I still remember the temperature rising in our apartment. My wife, bedridden after a fall, looked at me with fear in her eyes. You see, the air conditioner had broken in our small apartment during a heat wave, and suddenly the sun outside our window became a threat, magnified by an ocean of boiling pavement and lack of any trees to cool our building.
We were fortunate. I had enough financial credit to get the AC fixed on an emergency basis, and to run out and buy a bevy of high tech fans that just barely got us through until the repairs were complete.
Many Americans who suffer heat waves are not so fortunate, and fall ill and die because of heat stress. In fact, heat is the 'silent killer' that takes more lives each year than any other extreme weather.
Have you read?
That is why we need 'Tree Equity' in our cites to bring natural cooling to every neighbourhood. Trees are nature’s air conditioning, reducing neighbourhood temperatures by as much as 10 degrees Fahrenheit. For people who don’t have air conditioning, or can’t afford to operate it full bore, this natural cooling can save lives and hospital visits.

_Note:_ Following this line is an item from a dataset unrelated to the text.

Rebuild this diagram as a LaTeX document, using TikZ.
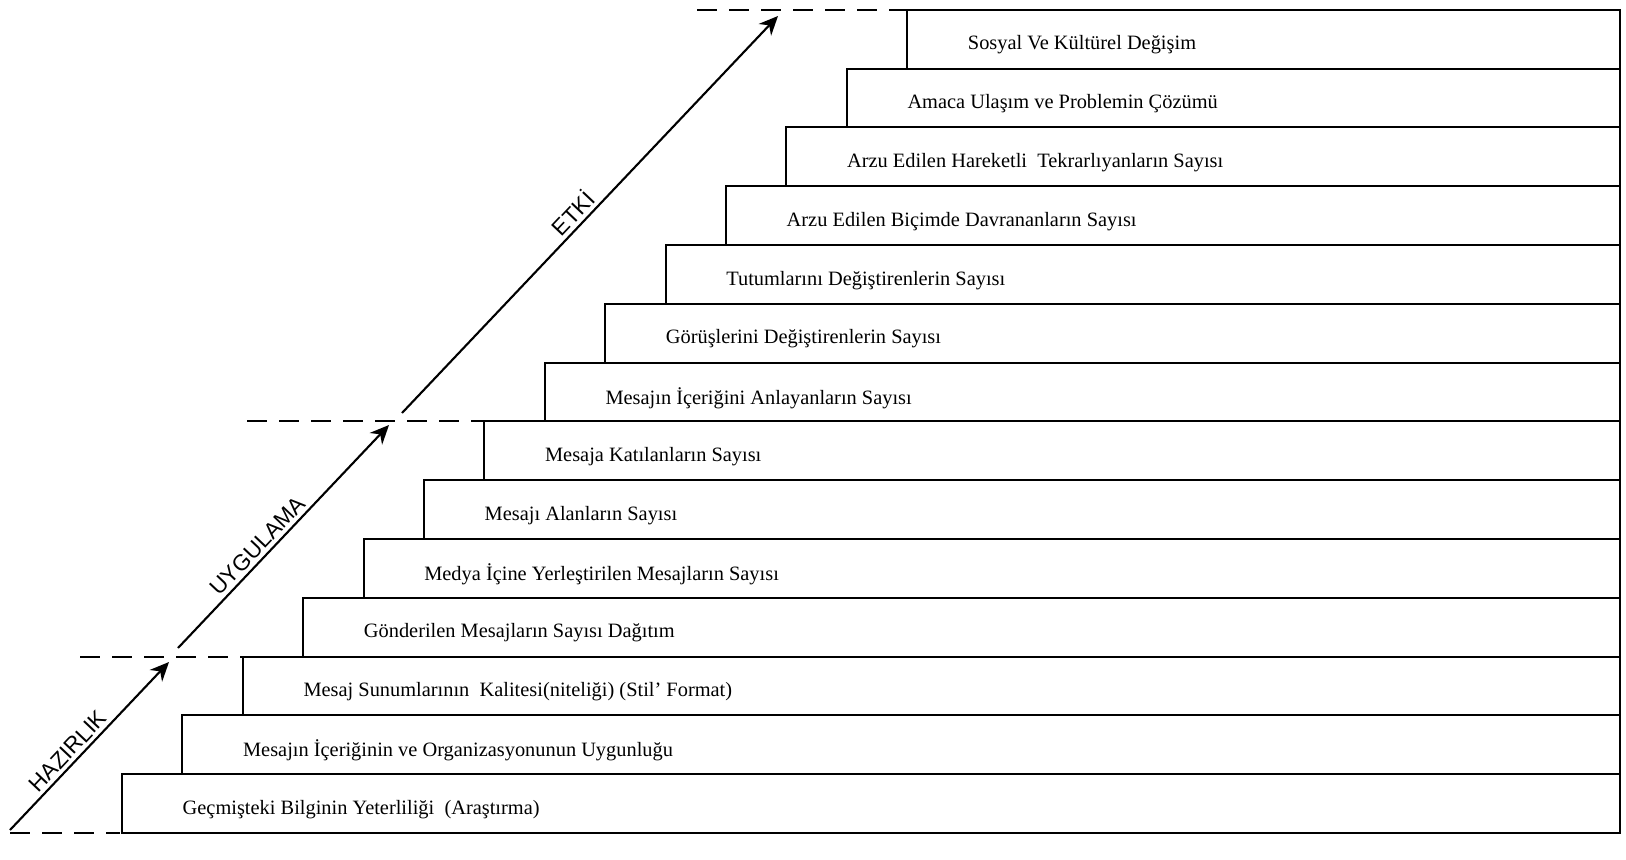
\documentclass[tikz,border=0pt]{standalone}
\usepackage{fontspec}
\setmainfont{Liberation Serif}
\setsansfont{Liberation Sans}
\usetikzlibrary{arrows.meta}
\begin{document}
\begin{tikzpicture}[
  stepbox/.style={draw,line width=0.6pt},
  steptext/.style={anchor=west,inner sep=0pt,font=\fontsize{5.8}{7}\selectfont},
  phase/.style={sloped,above,inner sep=1pt,font=\sffamily\fontsize{6.4}{7}\selectfont},
  level/.style={line width=0.6pt,dash pattern=on 0.2cm off 0.12cm},
  rise/.style={-{Stealth[length=1.9mm,width=1.7mm]},line width=0.6pt}
]
\useasboundingbox (0,0) rectangle (16.26,8.59);
\pgfmathsetmacro{\dx}{0.604}
\pgfmathsetmacro{\dy}{0.588}
\pgfmathsetmacro{\xr}{16.20}
% basamaklar
\foreach \t [count=\i from 0] in {{Geçmişteki Bilginin Yeterliliği~ (Araştırma)},
  {Mesajın İçeriğinin ve Organizasyonunun Uygunluğu},
  {Mesaj Sunumlarının~ Kalitesi(niteliği) (Stil' Format)},
  {Gönderilen Mesajların Sayısı Dağıtım},
  {Medya İçine Yerleştirilen Mesajların Sayısı},
  {Mesajı Alanların Sayısı},
  {Mesaja Katılanların Sayısı},
  {Mesajın İçeriğini Anlayanların Sayısı},
  {Görüşlerini Değiştirenlerin Sayısı},
  {Tutumlarını Değiştirenlerin Sayısı},
  {Arzu Edilen Biçimde Davrananların Sayısı},
  {Arzu Edilen Hareketli~ Tekrarlıyanların Sayısı},
  {Amaca Ulaşım ve Problemin Çözümü},
  {Sosyal Ve Kültürel Değişim}}{
  \draw[stepbox]({1.22+\i*\dx},{0.26+\i*\dy})rectangle(\xr,{0.26+(\i+1)*\dy});
  \node[steptext](s\i)at({1.82+\i*\dx},{0.26+(\i+0.4)*\dy}){\t};
}
% seviye cizgileri
\coordinate(d1a)at(0.10,0.26);\coordinate(d1b)at(1.20,0.26);
\coordinate(d2a)at(0.80,2.024);\coordinate(d2b)at(2.42,2.024);
\coordinate(d3a)at(2.47,4.376);\coordinate(d3b)at(4.83,4.376);
\coordinate(d4a)at(6.97,8.492);\coordinate(d4b)at(9.06,8.492);
\draw[level](d1a)--(d1b);
\draw[level](d2a)--(d2b);
\draw[level](d3a)--(d3b);
\draw[level](d4a)--(d4b);
% asamalar
\coordinate(h0)at(0.10,0.29);\coordinate(h1)at(1.69,1.97);
\coordinate(u0)at(1.78,2.11);\coordinate(u1)at(3.89,4.34);
\coordinate(e0)at(4.02,4.46);\coordinate(e1)at(7.78,8.43);
\draw[rise](h0)--node[phase,pos=0.42](hz){HAZIRLIK}(h1);
\draw[rise](u0)--node[phase,pos=0.42](ug){UYGULAMA}(u1);
\draw[rise](e0)--node[phase,pos=0.48](et){ETKİ}(e1);
\end{tikzpicture}
\end{document}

What we have right now is the opposite. You see, a map of tree cover in the United States’ communities is also a map of income and race inequality. This means that the people most likely to have pre-existing health conditions and least likely to have air conditioning are being denied the cooling benefits of trees.
The threat of COVID-19 magnifies health dangers from heat. Potential COVID exposure limits people’s ability to seek relief in cooling centres. Respiratory stress from air pollution makes people more vulnerable to COVID infection.

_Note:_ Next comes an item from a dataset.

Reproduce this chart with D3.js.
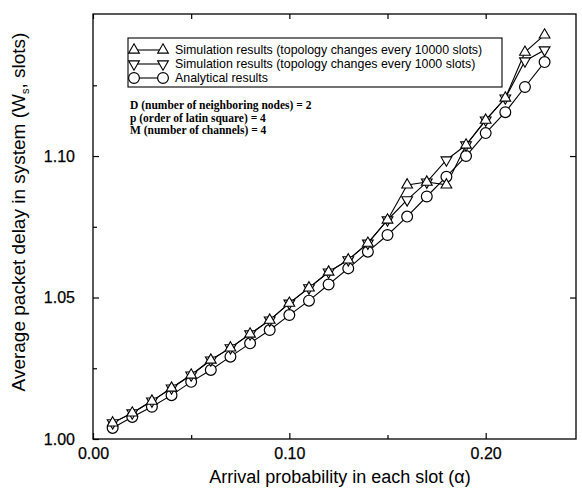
<!DOCTYPE html>
<html>
<head>
<meta charset="utf-8">
<script src="https://cdn.jsdelivr.net/npm/d3@7"></script>
<style>
  body { margin: 0; background: #fff; }
  svg { display: block; }
  .axis path { display: none; }
  .axis line { stroke: #000; stroke-width: 1.2; }
  .axis text { font-family: "Liberation Sans", Arial, sans-serif; font-size: 16px; fill: #000; stroke: #000; stroke-width: 0.25; }
</style>
</head>
<body>
<div class="chart"></div>
<script>
// arrival probability (alpha)
const alpha = [0.01, 0.02, 0.03, 0.04, 0.05, 0.06, 0.07, 0.08, 0.09, 0.10, 0.11, 0.12,
               0.13, 0.14, 0.15, 0.16, 0.17, 0.18, 0.19, 0.20, 0.21, 0.22, 0.23]

// simulation, topology changes every 10000 slots
const sim10000 = [1.0057, 1.0092, 1.0134, 1.0180, 1.0226, 1.0279, 1.0322, 1.0371, 1.0420, 1.0480, 1.0534, 1.0590,
                  1.0633, 1.0692, 1.0774, 1.0898, 1.0908, 1.0898, 1.1039, 1.1127, 1.1205, 1.1367, 1.1428]
// simulation, topology changes every 1000 slots
const sim1000 = [1.0057, 1.0092, 1.0134, 1.0180, 1.0226, 1.0279, 1.0322, 1.0371, 1.0420, 1.0480, 1.0534, 1.0590,
                 1.0633, 1.0692, 1.0774, 1.0845, 1.0908, 1.0986, 1.1039, 1.1127, 1.1205, 1.1336, 1.1375]
// analytical
const analytical = [1.0039, 1.0078, 1.0114, 1.0155, 1.0202, 1.0244, 1.0291, 1.0338, 1.0385, 1.0438, 1.0489, 1.0546,
                    1.0603, 1.0662, 1.0721, 1.0786, 1.0857, 1.0927, 1.1000, 1.1081, 1.1155, 1.1244, 1.1332]

const xMajor = [0, 0.10, 0.20]
const xMinor = [0.05, 0.15]
const yMajor = [1.00, 1.05, 1.10]
const yMinor = [1.025, 1.075, 1.125]

const legendLabels = [
    'Simulation results (topology changes every 10000 slots)',
    'Simulation results (topology changes every 1000 slots)',
    'Analytical results'
]
const notes = [
    'D (number of neighboring nodes) = 2',
    'p (order of latin square) = 4',
    'M (number of channels) = 4'
]

const width = 582
const height = 491
const mLeft = 93, mRight = 576, mTop = 14, mBottom = 439

let svg = d3.select('.chart').append('svg')
    .attr('width', width)
    .attr('height', height)

let x = d3.scaleLinear().domain([0, 0.246]).range([mLeft, mRight])
let y = d3.scaleLinear().domain([1.0, 1.1502]).range([mBottom, mTop])

// frame
svg.append('rect')
    .attr('x', mLeft).attr('y', mTop)
    .attr('width', mRight - mLeft).attr('height', mBottom - mTop)
    .attr('fill', 'none').attr('stroke', '#000').attr('stroke-width', 1.3)

// axes, ticks pointing inward
let fmt = d3.format('.2f')
svg.append('g').attr('class', 'axis')
    .attr('transform', `translate(0,${mBottom})`)
    .call(d3.axisBottom(x).tickValues(xMajor).tickSize(-6).tickPadding(9).tickFormat(fmt))
svg.append('g').attr('class', 'axis')
    .attr('transform', `translate(0,${mBottom})`)
    .call(d3.axisBottom(x).tickValues(xMinor).tickSize(-4).tickFormat(''))
svg.append('g').attr('class', 'axis')
    .attr('transform', `translate(0,${mTop})`)
    .call(d3.axisTop(x).tickValues(xMajor.concat(xMinor)).tickSize(-5).tickFormat(''))

svg.append('g').attr('class', 'axis')
    .attr('transform', `translate(${mLeft},0)`)
    .call(d3.axisLeft(y).tickValues(yMajor).tickSize(-6).tickPadding(18).tickFormat(fmt))
svg.append('g').attr('class', 'axis')
    .attr('transform', `translate(${mLeft},0)`)
    .call(d3.axisLeft(y).tickValues(yMinor).tickSize(-4).tickFormat(''))
svg.append('g').attr('class', 'axis')
    .attr('transform', `translate(${mRight},0)`)
    .call(d3.axisRight(y).tickValues(yMajor.slice(1)).tickSize(-6).tickFormat(''))

// axis titles
svg.append('text')
    .attr('x', 340).attr('y', 483)
    .attr('text-anchor', 'middle')
    .style('font-family', '"Liberation Sans", Arial, sans-serif')
    .style('font-size', '18px')
    .text('Arrival probability in each slot (α)')

let yt = svg.append('text')
    .attr('transform', 'translate(25,212) rotate(-90)')
    .attr('text-anchor', 'middle')
    .style('font-family', '"Liberation Sans", Arial, sans-serif')
    .style('font-size', '19px')
yt.append('tspan').text('Average packet delay in system (W')
yt.append('tspan').attr('dy', 4).style('font-size', '11px').text('s')
yt.append('tspan').attr('dy', -4).text(', slots)')

// series
const series = [
    { vals: sim10000, sym: 'up' },
    { vals: sim1000, sym: 'down' },
    { vals: analytical, sym: 'circle' }
]

let line = d3.line()
    .x(d => x(d[0]))
    .y(d => y(d[1]))

let tri = d3.symbol().type(d3.symbolTriangle).size(50)

let drawMarker = function(g, sym, px, py) {
    if (sym === 'circle') {
        g.append('circle').attr('cx', px).attr('cy', py).attr('r', 5.4)
            .attr('fill', '#fff').attr('stroke', '#000').attr('stroke-width', 1.2)
    } else {
        g.append('path').attr('d', tri)
            .attr('transform', `translate(${px},${py})` + (sym === 'down' ? ' rotate(180)' : ''))
            .attr('fill', '#fff').attr('stroke', '#000').attr('stroke-width', 1.1)
    }
}

let plot = svg.append('g')
series.forEach(s => {
    plot.append('path')
        .datum(alpha.map((a, i) => [a, s.vals[i]]))
        .attr('d', line)
        .attr('fill', 'none')
        .attr('stroke', '#000')
        .attr('stroke-width', 1.1)
})
series.slice().reverse().forEach(s => {
    let g = plot.append('g')
    alpha.forEach((a, i) => drawMarker(g, s.sym, x(a), y(s.vals[i])))
})

// legend
let lg = svg.append('g')
lg.append('rect')
    .attr('x', 128).attr('y', 38).attr('width', 374).attr('height', 49)
    .attr('fill', '#fff').attr('stroke', '#000').attr('stroke-width', 1.1)
series.forEach((s, i) => {
    let ly = 50 + i * 14
    lg.append('line').attr('x1', 134).attr('x2', 163).attr('y1', ly).attr('y2', ly)
        .attr('stroke', '#000').attr('stroke-width', 1.1)
    drawMarker(lg, s.sym, 134, ly)
    drawMarker(lg, s.sym, 163, ly)
    lg.append('text')
        .attr('x', 175).attr('y', ly + 4.3)
        .style('font-family', '"Liberation Sans", Arial, sans-serif')
        .style('font-size', '12.4px')
        .text(legendLabels[i])
})

// parameter notes
notes.forEach((t, i) => {
    svg.append('text')
        .attr('x', 130).attr('y', [109, 122, 134][i])
        .style('font-family', '"Liberation Serif", "Times New Roman", serif')
        .style('font-size', '11.5px')
        .style('font-weight', 'bold')
        .text(t)
})
</script>
</body>
</html>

Fixing this problem starts with seeing it. We need to put our tree inequities on a map and show where they put people most dangerously at risk.

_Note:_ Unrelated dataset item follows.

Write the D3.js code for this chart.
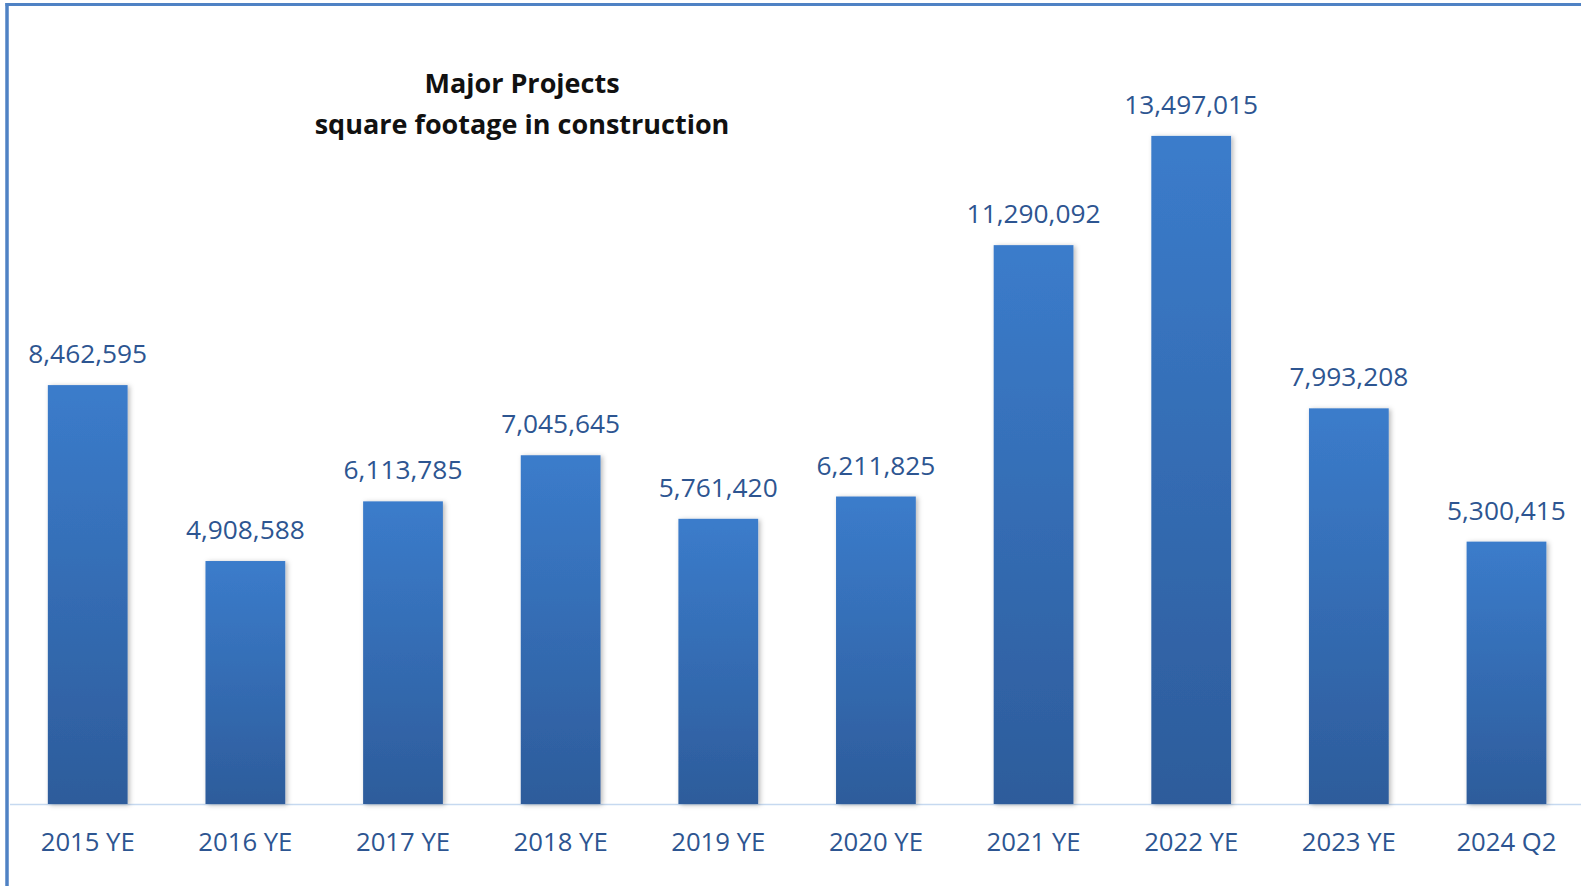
<!DOCTYPE html>
<html>
<head>
<meta charset="utf-8">
<script src="https://cdn.jsdelivr.net/npm/d3@7/dist/d3.min.js"></script>
<style>
html,body{margin:0;padding:0;background:#fff;overflow:hidden;}
svg{display:block;}
</style>
</head>
<body>
<svg id="chart" width="1581" height="886"></svg>
<script>
const categories = ["2015 YE","2016 YE","2017 YE","2018 YE","2019 YE","2020 YE","2021 YE","2022 YE","2023 YE","2024 Q2"];
const values = [8462595,4908588,6113785,7045645,5761420,6211825,11290092,13497015,7993208,5300415];
const titleLines = ["Major Projects","square footage in construction"];

const W = 1581, H = 886;
const svg = d3.select("#chart");
const FONT = "'Open Sans', 'Noto Sans', sans-serif";
const BLUE_TXT = "#2d5591";

const defs = svg.append("defs");
const grad = defs.append("linearGradient").attr("id","barGrad").attr("x1",0).attr("y1",0).attr("x2",0).attr("y2",1);
grad.append("stop").attr("offset","0%").attr("stop-color","#3b7ccb");
grad.append("stop").attr("offset","100%").attr("stop-color","#2d5c9b");
const f = defs.append("filter").attr("id","shadow").attr("x","-20%").attr("y","-5%").attr("width","140%").attr("height","110%");
f.append("feDropShadow").attr("dx",2).attr("dy",1).attr("stdDeviation",2.5).attr("flood-color","#000").attr("flood-opacity",0.28);

// frame
svg.append("line").attr("x1",7).attr("x2",7).attr("y1",3).attr("y2",H).attr("stroke","#4f82c4").attr("stroke-width",3.5);
svg.append("line").attr("x1",5.5).attr("x2",W).attr("y1",4.5).attr("y2",4.5).attr("stroke","#4f82c4").attr("stroke-width",3);

const baseY = 804;
const y = d3.scaleLinear().domain([0,16000000]).range([baseY, 12]);
const x = d3.scaleBand().domain(categories).range([8.9, 1585.3]).paddingInner(0.494).paddingOuter(0.247);

// baseline
svg.append("line").attr("x1",10).attr("x2",W).attr("y1",baseY+0.5).attr("y2",baseY+0.5).attr("stroke","#c6d9f0").attr("stroke-width",1.5);

const data = categories.map((c,i)=>({c, v: values[i]}));

svg.append("g").selectAll("rect").data(data).join("rect")
  .attr("x", d=>x(d.c)).attr("width", x.bandwidth())
  .attr("y", d=>y(d.v)).attr("height", d=>baseY - y(d.v))
  .attr("fill","url(#barGrad)").attr("filter","url(#shadow)");

const fmt = d3.format(",");
svg.append("g").selectAll("text").data(data).join("text")
  .attr("x", d=>x(d.c)+x.bandwidth()/2).attr("y", d=>y(d.v)-22)
  .attr("text-anchor","middle").attr("font-family",FONT).attr("font-size",26.3)
  .attr("fill",BLUE_TXT).text(d=>fmt(d.v));

// x axis labels
const xAxis = d3.axisBottom(x).tickSize(0).tickPadding(0);
const ax = svg.append("g").attr("transform",`translate(0,${baseY})`).call(xAxis);
ax.select(".domain").remove();
ax.selectAll("text").attr("font-family",FONT).attr("font-size",25.7).attr("fill",BLUE_TXT)
  .attr("dy",null).attr("y",47);

// title
svg.append("g").selectAll("text").data(titleLines).join("text")
  .attr("x",522).attr("y",(d,i)=>93+i*41).attr("text-anchor","middle")
  .attr("font-family",FONT).attr("font-weight","bold").attr("font-size",27).attr("fill","#111")
  .text(d=>d);
</script>
</body>
</html>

That’s why my organization, American Forests, has launched the Tree Equity Score. This is the first national effort to rate tree cover in every neighbourhood of every American urban area against race, age, economic status, density, and heat risk.
Tree Equity Score provides maps and data to show exactly where we are failing to deliver trees as heat protection for urban neighbourhoods, and where this matters most. It is a challenge to America to step up and create Tree Equity across our cities.
The first pilot Tree Equity Scores cover multiple cities and towns in Maricopa County, Arizona (home to Phoenix), the San Francisco Bay area of California and Rhode Island. They confirm the urgent need to plant, protect and take care of more trees in socio-economically disadvantaged neighbourhoods.
Tree Equity Score will enable state and local leaders, and their partners, to see where increased tree planting, tree care and tree protection are most urgently needed. This creates a roadmap for public and private investment, from dollars to volunteer hours.
As a way to help communities use the Tree Equity Score, American Forests has also developed an online Tree Equity Score Analyzer, using Rhode Island as the initial proving ground. This publicly available online tool allows the user to analyze how the Tree Equity Score for any neighbourhood relates to specific properties that might be considered for tree planting and other urban forestry projects.
Committing to Tree Equity can do more than protect cities from climate change—it can also slow climate change and save residents money. That’s because urban trees reduce residential energy use for heating and cooling by an average of 7.2%, saving homeowners $7.8 billion dollars and reducing greenhouse gas emissions. Urban trees across America also absorb almost 130 million metric tons of carbon dioxide annually. Taken together, this makes urban trees a powerful climate solution.
Tree Equity is a job creator, generating 25.7 jobs per $1 million invested in urban forestry. This investment must be delivered in close partnership with community leaders and residents so that this work is done together, and local residents can access this economic opportunity.
There are promising signs for Tree Equity. Cities and their private sector partners are embracing this challenge, including pledges from Dallas, Tucson, Boise, Detroit, and the Chicago Regional Trees Initiative to the US Chapter of 1t.org. Bipartisan legislation such as the TREE Act is progressing through the US Congress, pledging much needed federal funding to match these efforts.
Now we must finish this job. Tree Equity Score calls us all to action—governments, companies, NGOs, civil society, and individuals. We can no longer ignore that our urban tree gaps magnify serious inequities and injustices, and put lives at risk. Let’s make Tree Equity one of many steps we take to build back better together.